En la presentación de estos temas, Atwood tiene un manejo extraordinario de los enigmas, que hace que este libro largo y complejo sea muy difícil de abandonar. Las preguntas son constantes y la explicación llega siempre en el momento justo: ¿para quién escribe Iris?; ¿qué le pasó a Laura en realidad?; ¿de quién estaba enamorada?, ¿quién fue el padre de su hijo?; ¿de dónde salió el manuscrito de El asesino ciego, su único libro?
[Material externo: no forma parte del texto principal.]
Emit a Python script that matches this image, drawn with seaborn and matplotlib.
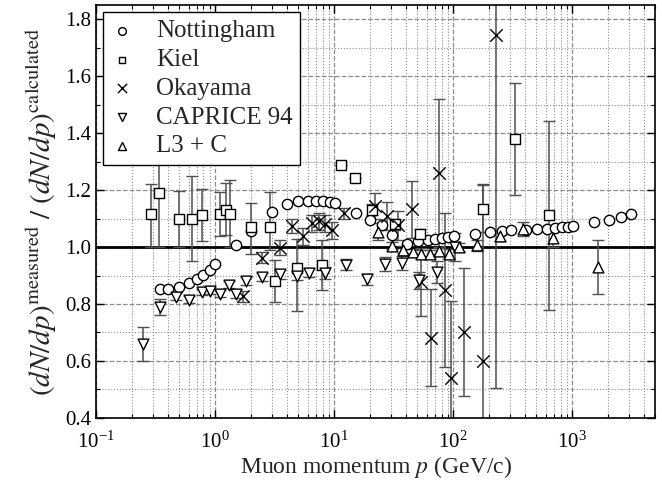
import numpy as np
import matplotlib
matplotlib.use('Agg')
import matplotlib.pyplot as plt
import seaborn as sns
from matplotlib.ticker import MultipleLocator, LogLocator, NullFormatter

# Nottingham
nott_p = [0.347, 0.40, 0.50, 0.60, 0.70, 0.79, 0.90, 1.0, 1.51, 2.0, 3.0, 4.0, 5.0, 6.0, 7.1, 8.1, 9.2, 10.1,
          15.3, 20.0, 25.3, 30.5, 40.8, 51, 61, 70.7, 81, 91, 101, 154, 203, 255, 305, 406, 506, 611, 718,
          817, 918, 1024, 1540, 2050, 2550, 3100]
nott_v = [0.852, 0.853, 0.861, 0.872, 0.887, 0.903, 0.921, 0.94, 1.007, 1.056, 1.123, 1.152, 1.16, 1.161,
          1.161, 1.16, 1.157, 1.154, 1.12, 1.094, 1.076, 1.041, 1.012, 1.02, 1.023, 1.027, 1.03, 1.035,
          1.039, 1.047, 1.053, 1.056, 1.059, 1.061, 1.062, 1.063, 1.067, 1.069, 1.07, 1.073, 1.087, 1.094,
          1.105, 1.117]

# Kiel
kiel_p = [0.289, 0.34, 0.498, 0.64, 0.78, 1.11, 1.24, 1.33, 2.0, 2.87, 3.18, 4.92, 7.85, 11.4, 15.0, 20.7,
          32.5, 53, 179, 334, 643]
kiel_v = [1.115, 1.19, 1.098, 1.10, 1.112, 1.117, 1.131, 1.115, 1.07, 1.07, 0.88, 0.928, 0.936, 1.289, 1.243,
          1.131, 1.08, 1.045, 1.135, 1.379, 1.111]
kiel_hi = [0.107, 0.19, 0.10, 0.15, 0.09, 0.076, 0.094, 0.12, 0.084, 0.123, 0.073, 0.10, 0.087, 0.0, 0.0,
           0.02, 0.02, 0.02, 0.081, 0.195, 0.332]
kiel_lo = [0.115, 0.19, 0.098, 0.15, 0.09, 0.077, 0.09, 0.115, 0.095, 0.08, 0.073, 0.154, 0.086, 0.0, 0.0,
           0.02, 0.02, 0.02, 0.081, 0.198, 0.333]

# Okayama
oka_p = [1.73, 2.46, 3.5, 4.47, 5.5, 6.5, 7.5, 8.4, 9.6, 12.2, 22, 27.9, 34.7, 45, 54, 65.5, 75.4, 86, 96.7,
         124, 179, 227]
oka_v = [0.827, 0.963, 0.998, 1.073, 1.038, 1.084, 1.091, 1.082, 1.059, 1.118, 1.143, 1.108, 1.076, 1.133,
         0.877, 0.682, 1.26, 0.848, 0.54, 0.702, 0.60, 1.745]
oka_err = [0.02, 0.02, 0.025, 0.025, 0.03, 0.03, 0.03, 0.03, 0.03, 0.02, 0.045, 0.05, 0.05, 0.10, 0.12, 0.17,
           0.26, 0.27, 0.27, 0.225, 0.62, 1.24]

# CAPRICE 94
cap_p = [0.247, 0.347, 0.47, 0.61, 0.77, 0.91, 1.1, 1.30, 1.49, 1.83, 2.5, 3.5, 4.86, 6.2, 8.4, 12.6, 18.9,
         27, 37, 52, 73, 104]
cap_v = [0.661, 0.79, 0.825, 0.815, 0.842, 0.846, 0.836, 0.868, 0.835, 0.88, 0.895, 0.904, 0.90, 0.909, 0.909,
         0.938, 0.887, 0.94, 0.945, 0.883, 0.912, 1.0]
cap_err = [0.06, 0.027, 0.012, 0.012, 0.012, 0.012, 0.012, 0.012, 0.015, 0.015, 0.015, 0.015, 0.015, 0.015,
           0.02, 0.02, 0.02, 0.025, 0.025, 0.03, 0.04, 0.05]

# L3 + C
l3_p = [23.2, 30.5, 37.6, 46, 54, 64, 75.5, 91.5, 113, 160, 250, 389, 695, 1633]
l3_v = [1.053, 1.004, 0.99, 0.982, 0.977, 0.977, 0.986, 0.977, 1.0, 1.006, 1.04, 1.062, 1.03, 0.93]
l3_err = [0.03, 0.012, 0.012, 0.012, 0.012, 0.012, 0.012, 0.015, 0.015, 0.02, 0.02, 0.025, 0.03, 0.096]

sns.set_style('ticks')
plt.rcParams['font.family'] = ['Liberation Serif', 'DejaVu Serif']
plt.rcParams['mathtext.fontset'] = 'stix'

fig = plt.figure(figsize=(6.62, 4.86), dpi=100)
ax = fig.add_axes([0.145, 0.14, 0.845, 0.85])

ecol = '#505050'
ax.errorbar(kiel_p, kiel_v, yerr=[kiel_lo, kiel_hi], fmt='none', ecolor=ecol, elinewidth=1.1, capsize=4, zorder=2)
ax.errorbar(oka_p, oka_v, yerr=oka_err, fmt='none', ecolor=ecol, elinewidth=1.1, capsize=4, zorder=2)
ax.errorbar(cap_p, cap_v, yerr=cap_err, fmt='none', ecolor=ecol, elinewidth=1.1, capsize=4, zorder=2)
ax.errorbar(l3_p, l3_v, yerr=l3_err, fmt='none', ecolor=ecol, elinewidth=1.1, capsize=4, zorder=2)

ax.axhline(1.0, color='black', lw=2, zorder=1.5)

kw = dict(facecolor='white', edgecolor='black', linewidth=1.0, ax=ax, zorder=3)
sns.scatterplot(x=nott_p, y=nott_v, marker='o', s=55, label='Nottingham', **kw)
sns.scatterplot(x=kiel_p, y=kiel_v, marker='s', s=45, label='Kiel', **kw)
sns.scatterplot(x=oka_p, y=oka_v, marker='x', s=80, color='black', linewidth=1.0, ax=ax, zorder=3,
                label='Okayama')
sns.scatterplot(x=cap_p, y=cap_v, marker='v', s=60, label='CAPRICE 94', **kw)
sns.scatterplot(x=l3_p, y=l3_v, marker='^', s=60, label='L3 + C', **kw)

ax.set_xscale('log')
ax.set_xlim(0.1, 5000)
ax.set_ylim(0.4, 1.85)
ax.yaxis.set_major_locator(MultipleLocator(0.2))
ax.yaxis.set_minor_locator(MultipleLocator(0.1))
ax.yaxis.set_major_formatter(plt.FormatStrFormatter('%.1f'))
ax.xaxis.set_major_locator(LogLocator(base=10, numticks=10))
ax.xaxis.set_minor_locator(LogLocator(base=10, subs=np.arange(2, 10), numticks=20))
ax.xaxis.set_minor_formatter(NullFormatter())

ax.grid(which='major', ls='--', color='#8c8c8c', lw=0.9)
ax.grid(which='minor', ls=':', color='#8c8c8c', lw=0.8)
ax.set_axisbelow(True)

ax.tick_params(which='both', direction='in', top=True, right=True, colors='black')
ax.tick_params(which='major', length=6, width=1, labelsize=15)
ax.tick_params(axis='x', which='major', pad=10)
ax.tick_params(which='minor', length=3, width=0.8)
for s in ax.spines.values():
    s.set_color('black')
    s.set_linewidth(1.2)

ax.set_xlabel(r'Muon momentum $p$ (GeV/c)', fontsize=17, labelpad=1)
ax.set_ylabel(r'$(dN/dp)^{\rm measured}\ /\ (dN/dp)^{\rm calculated}$', fontsize=21, labelpad=4)

leg = ax.legend(loc='upper left', fontsize=18, frameon=True, fancybox=False, edgecolor='black',
                framealpha=1, borderaxespad=0.3, handletextpad=0.9, labelspacing=0.25, borderpad=0.3,
                handlelength=0.9, markerscale=0.75)
leg.get_frame().set_linewidth(1.0)
leg.set_zorder(10)

fig.savefig('out.png', dpi=100)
En todas estas líneas narrativas, se repite una y otra vez una situación en particular: un momento en que los personajes imaginan escenas que desean y las describen en tiempo futuro, como profecías que van a cumplirse: “Una noche llamarán a la puerta y serás tú”. Pero, inmediatamente después, la novela aclara de alguna forma que “Nada de eso ocurrió”. El final feliz que le pide inutilmente la mujer perseguida a su amor es un buen ejemplo. Iris lo analiza: una historia feliz, afirma, si es eterna, se vuelve infeliz (al final está la muerte). La última de esas escenas es especialmente dolorosa, tal vez porque cierra el libro: Iris imagina la llegada de Sabrina; se promete un tiempo en que le contará frente a frente lo que acaba de escribir. Pero en el dolor de una espera absurda, Atwood abre una ventana de esperanza: después de la muerte de Iris, la historia seguirá ahí, en papel, para que la nieta la lea.
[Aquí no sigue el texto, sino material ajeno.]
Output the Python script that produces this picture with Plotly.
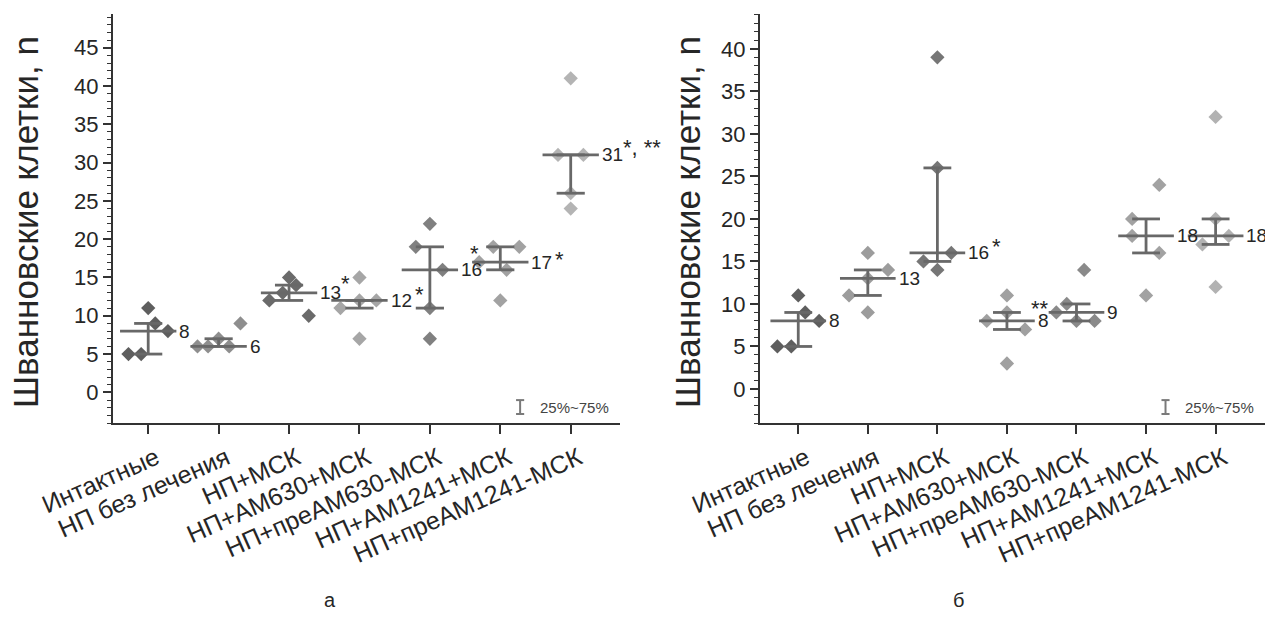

Como siempre en las novelas de Atwood, los hechos son testimonios sobre el espanto y la injusticia del mundo occidental moderno. Tal vez los grandes acusados sean el padre de Laura e Iris y Richard, un empresario dispuesto a sacrificar a los demás para conseguir sus fines, un hombre que hace todo en pos de algún “beneficio” económico o político, que “usa” a los que lo rodean como herramientas. Los símbolos más claros del estado de decadencia de la civilización son los lugares en los que se mueve la familia. Atwood los describe con un cuidado extremo en los detalles y una selección cruel y exacta del vocabulario. La capacidad de Richard para usar a otros seres humanos sin cargo de conciencia es exactamente igual a la que tiene la sociedad del planeta lejano del libro de Laura para abusar de sus niños. No hay ninguna sensación de culpa: por ejemplo, se dice que, en ese universo, “vale más la alfombra según a cuántos niños dejó ciegos”. Hasta se publicita a esos objetos de lujo con el número de chicos que quedaron sin vista al hacerlos.

¿Por qué queremos saber estas historias de espanto?, se pregunta Iris mientras revisa los objetos que dejó su hermana muerta y trata de entenderlos. Lo que termina contestándose es que, aunque eso les cause dolor, los humanos necesitan comprender lo que pasó, leer las señales que dejaron los muertos. Los muertos quieren dejar señales, afirma, y nosotros queremos descifrarlas. ¿Y qué mejor señal que una historia escrita, qué otra función para la literatura? Con la escritura, aunque la persona que esperamos nunca llegue (la nieta de Iris, por ejemplo), tal vez la historia sí la alcance. Solamente por esa esperanza de comunicación, es posible seguir viviendo. Por eso y porque sabemos que es indispensable contarse si se quiere impedir que otros nos cuenten.